Bild: „Das Thema hat einen hohen Symbolwert, auch für uns“, sagt Fraktions…
Berlin taz | Mürvet Öztürks Sätze sind eine Ohrfeige für die Grünen, für
ihren Landesverband sowieso, aber auch für die Bundespartei. „Für die
Verschärfung des Asylrechts auf Kosten Schutzsuchender stehe ich nicht zur
Verfügung“, schreibt die hessische Landtagsabgeordnete in einer Erklärung,
die sie am Dienstag veröffentlichte. „In der Fraktion und Koalition sehe
ich für mich keine Zukunft mehr, die Flüchtlings- und Integrationspolitik
so zu gestalten, wie ich es seit Jahren politisch vertrete.“ Deshalb trete
sie mit sofortiger Wirkung aus der Grünen-Fraktion aus.
Mürvet Öztürk, 43, ist eine Kennerin der Flüchtlings- und
Migrationspolitik: Die Islamwissenschaftlerin ist seit 2001 bei den Grünen.
Sie sitzt seit sieben Jahren im Hessischen Landtag und war dort die
integrationspolitische Sprecherin der Fraktion.
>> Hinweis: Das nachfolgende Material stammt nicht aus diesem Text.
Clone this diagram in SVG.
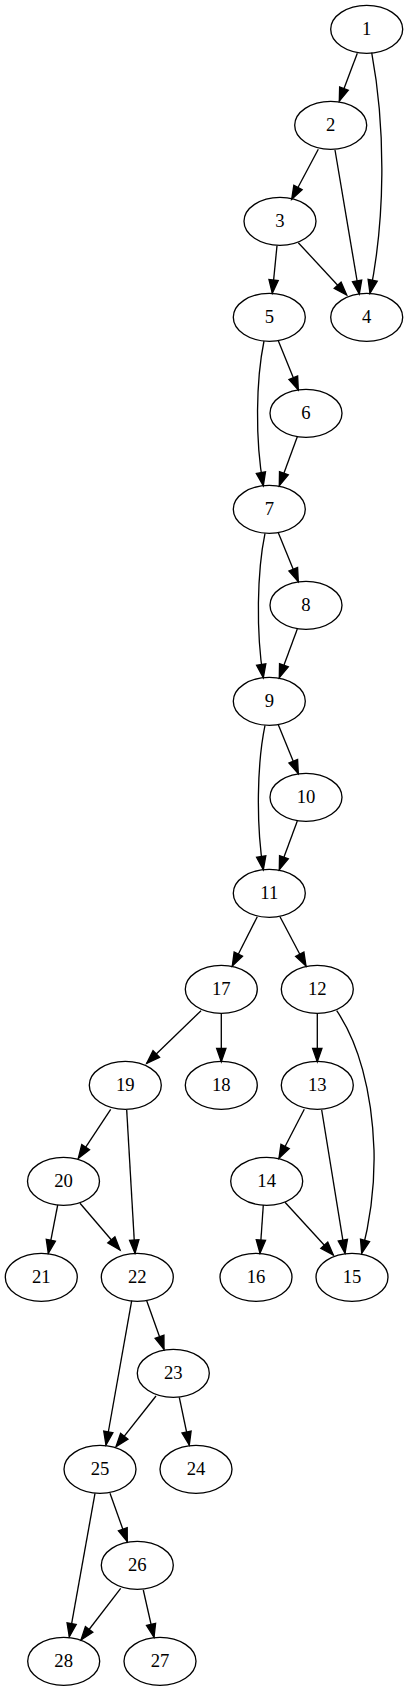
<svg xmlns="http://www.w3.org/2000/svg" width="408" height="1691" viewBox="0 0 408 1691">
<style>
.n ellipse{fill:none;stroke:#000;stroke-width:1.33}
.n text{font-family:"Liberation Serif","Times New Roman",serif;font-size:18.67px;text-anchor:middle;fill:#000}
#edges path{fill:none;stroke:#000;stroke-width:1.33;marker-end:url(#ah)}
</style>
<defs>
<marker id="ah" markerUnits="userSpaceOnUse" markerWidth="16" markerHeight="12" viewBox="0 0 16 12" refX="14" refY="6" orient="auto" style="overflow:visible">
<polygon points="0.67,1.33 14,6 0.67,10.67" fill="#000" stroke="#000" stroke-width="1.33"/>
</marker>
</defs>
<rect width="408" height="1691" fill="#fff"/>
<g id="edges">
<path d="M357.3,53.3 L339.3,101"/>
<path d="M371.7,52.7 C386,130 385,220 370,293.3"/>
<path d="M318.3,149.3 L291.7,199.3"/>
<path d="M335,150 L359.3,294"/>
<path d="M277,245.7 L272.3,293.3"/>
<path d="M298.3,242.7 L346.7,295"/>
<path d="M278.3,340.7 L298.3,390"/>
<path d="M264,341 C256,380 255,440 263.3,485.7"/>
<path d="M297.3,436.7 L279.3,485.7"/>
<path d="M278.3,532.7 L298.3,581.7"/>
<path d="M265,533.3 C257,572 256,632 263.3,677.7"/>
<path d="M297.3,629 L279.3,677.7"/>
<path d="M278.3,724.7 L298.3,773.7"/>
<path d="M265,725.3 C257,764 256,824 263.3,869.7"/>
<path d="M297.3,821 L279.3,869.7"/>
<path d="M257.3,916.7 L232.3,966"/>
<path d="M280,916.7 L306,966"/>
<path d="M201,1010.7 L146.7,1063.3"/>
<path d="M221.3,1013.3 L221.3,1061.7"/>
<path d="M317.3,1013.3 L317.3,1061.7"/>
<path d="M336.7,1010.7 C358,1042 372,1090 374,1150 C375,1190 369,1225 361.7,1253.3"/>
<path d="M110.7,1109.3 L78.3,1158.3"/>
<path d="M126.7,1110 L135,1253.3"/>
<path d="M304.3,1109.3 L279,1158.3"/>
<path d="M321.7,1110 L345,1253.3"/>
<path d="M57.7,1205 L48.3,1253.3"/>
<path d="M80,1203.3 L120,1250"/>
<path d="M263.3,1205 L260,1253.3"/>
<path d="M285,1202.3 L333.3,1255"/>
<path d="M131.7,1300.7 L106,1445"/>
<path d="M146.7,1300.7 L164,1349.3"/>
<path d="M156,1396 L116,1446.7"/>
<path d="M179.3,1397.3 L189.3,1445"/>
<path d="M110,1493.3 L127.3,1541.7"/>
<path d="M95,1493.3 L69.3,1636.7"/>
<path d="M120.7,1588.3 L81,1640"/>
<path d="M143.3,1590 L154,1637.3"/>
</g>
<g id="n1" class="n"><ellipse cx="366.7" cy="29.3" rx="36" ry="24"/><text x="366.7" y="35.3">1</text></g>
<g id="n2" class="n"><ellipse cx="330.7" cy="125.3" rx="36" ry="24"/><text x="330.7" y="131.3">2</text></g>
<g id="n3" class="n"><ellipse cx="280" cy="221.3" rx="36" ry="24"/><text x="280" y="227.3">3</text></g>
<g id="n4" class="n"><ellipse cx="366.7" cy="317.3" rx="36" ry="24"/><text x="366.7" y="323.3">4</text></g>
<g id="n5" class="n"><ellipse cx="269.3" cy="317.3" rx="36" ry="24"/><text x="269.3" y="323.3">5</text></g>
<g id="n6" class="n"><ellipse cx="306" cy="413.3" rx="36" ry="24"/><text x="306" y="419.3">6</text></g>
<g id="n7" class="n"><ellipse cx="269.3" cy="509.3" rx="36" ry="24"/><text x="269.3" y="515.3">7</text></g>
<g id="n8" class="n"><ellipse cx="306" cy="605.3" rx="36" ry="24"/><text x="306" y="611.3">8</text></g>
<g id="n9" class="n"><ellipse cx="269.3" cy="701.3" rx="36" ry="24"/><text x="269.3" y="707.3">9</text></g>
<g id="n10" class="n"><ellipse cx="306" cy="797.3" rx="36" ry="24"/><text x="306" y="803.3">10</text></g>
<g id="n11" class="n"><ellipse cx="269.3" cy="893.3" rx="36" ry="24"/><text x="269.3" y="899.3">11</text></g>
<g id="n17" class="n"><ellipse cx="221.3" cy="989.3" rx="36" ry="24"/><text x="221.3" y="995.3">17</text></g>
<g id="n12" class="n"><ellipse cx="317.3" cy="989.3" rx="36" ry="24"/><text x="317.3" y="995.3">12</text></g>
<g id="n19" class="n"><ellipse cx="125.3" cy="1085.3" rx="36" ry="24"/><text x="125.3" y="1091.3">19</text></g>
<g id="n18" class="n"><ellipse cx="221.3" cy="1085.3" rx="36" ry="24"/><text x="221.3" y="1091.3">18</text></g>
<g id="n13" class="n"><ellipse cx="317.3" cy="1085.3" rx="36" ry="24"/><text x="317.3" y="1091.3">13</text></g>
<g id="n20" class="n"><ellipse cx="63.5" cy="1181.3" rx="36" ry="24"/><text x="63.5" y="1187.3">20</text></g>
<g id="n14" class="n"><ellipse cx="266.7" cy="1181.3" rx="36" ry="24"/><text x="266.7" y="1187.3">14</text></g>
<g id="n21" class="n"><ellipse cx="41.3" cy="1277.3" rx="36" ry="24"/><text x="41.3" y="1283.3">21</text></g>
<g id="n22" class="n"><ellipse cx="137.3" cy="1277.3" rx="36" ry="24"/><text x="137.3" y="1283.3">22</text></g>
<g id="n16" class="n"><ellipse cx="256" cy="1277.3" rx="36" ry="24"/><text x="256" y="1283.3">16</text></g>
<g id="n15" class="n"><ellipse cx="352" cy="1277.3" rx="36" ry="24"/><text x="352" y="1283.3">15</text></g>
<g id="n23" class="n"><ellipse cx="173.3" cy="1373.3" rx="36" ry="24"/><text x="173.3" y="1379.3">23</text></g>
<g id="n25" class="n"><ellipse cx="100" cy="1469.3" rx="36" ry="24"/><text x="100" y="1475.3">25</text></g>
<g id="n24" class="n"><ellipse cx="196" cy="1469.3" rx="36" ry="24"/><text x="196" y="1475.3">24</text></g>
<g id="n26" class="n"><ellipse cx="137.3" cy="1565.3" rx="36" ry="24"/><text x="137.3" y="1571.3">26</text></g>
<g id="n28" class="n"><ellipse cx="63.7" cy="1661.3" rx="36" ry="24"/><text x="63.7" y="1667.3">28</text></g>
<g id="n27" class="n"><ellipse cx="160" cy="1661.3" rx="36" ry="24"/><text x="160" y="1667.3">27</text></g>
</svg>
Ihr Austritt ist ein
Seitenhieb auf die schwarz-grüne Koalition in dem Bundesland, die sie eher
kritisch begleitet hatte.
Vor allem aber attackiert Öztürk den generellen Kurs der Grünen. Gegenüber
dem Hessischen Rundfunk verwies sie auf die geplante Ausweitung der
sogenannten sicheren Herkunftsstaaten. Die Große Koalition möchte auch
Albanien, Kosovo und Montenegro für „sicher“ erklären, um
Zuwanderungszahlen aus den Balkanstaaten zu senken.
Bei den Grünen ist das Instrument umstritten. Da die Ökopartei in neun
Bundesländern mitregiert, könnte sie ein Gesetz im Bundesrat verhindern.
Mürvet Öztürk vermutet offenbar, dass sich die Grünen gegen mehr sichere
Herkunftsländer nicht wehren werden. Sie könnte mit ihrem Verdacht richtig
liegen.
## Reine Symbolpolitik von CDU, CSU und SPD
Die Berliner Grünen-Spitze fährt eine Doppelstrategie. Sie bemüht sich, die
Beschlüsse der Koalition zur Flüchtlingspolitik zu kritisieren.
Gleichzeitig vermeidet sie es aber tunlichst, rote Linien in den
Verhandlungen zu ziehen. Dies lässt sich bei den sicheren Herkunftsländern
gut beobachten. „Das Thema hat einen hohen Symbolwert, auch für uns“, sagte
Fraktionschefin Katrin Göring-Eckardt am Dienstag. „Ich glaube, dass diese
Maßnahme keinen Effekt hat. Wirkungsvoller sind Aufklärungskampagnen vor
Ort.“ Daneben brauche es besseren Zugang zum Arbeitsmarkt für Menschen aus
den Westbalkanstaaten, damit sie nicht übers Asylrecht gehen müssten.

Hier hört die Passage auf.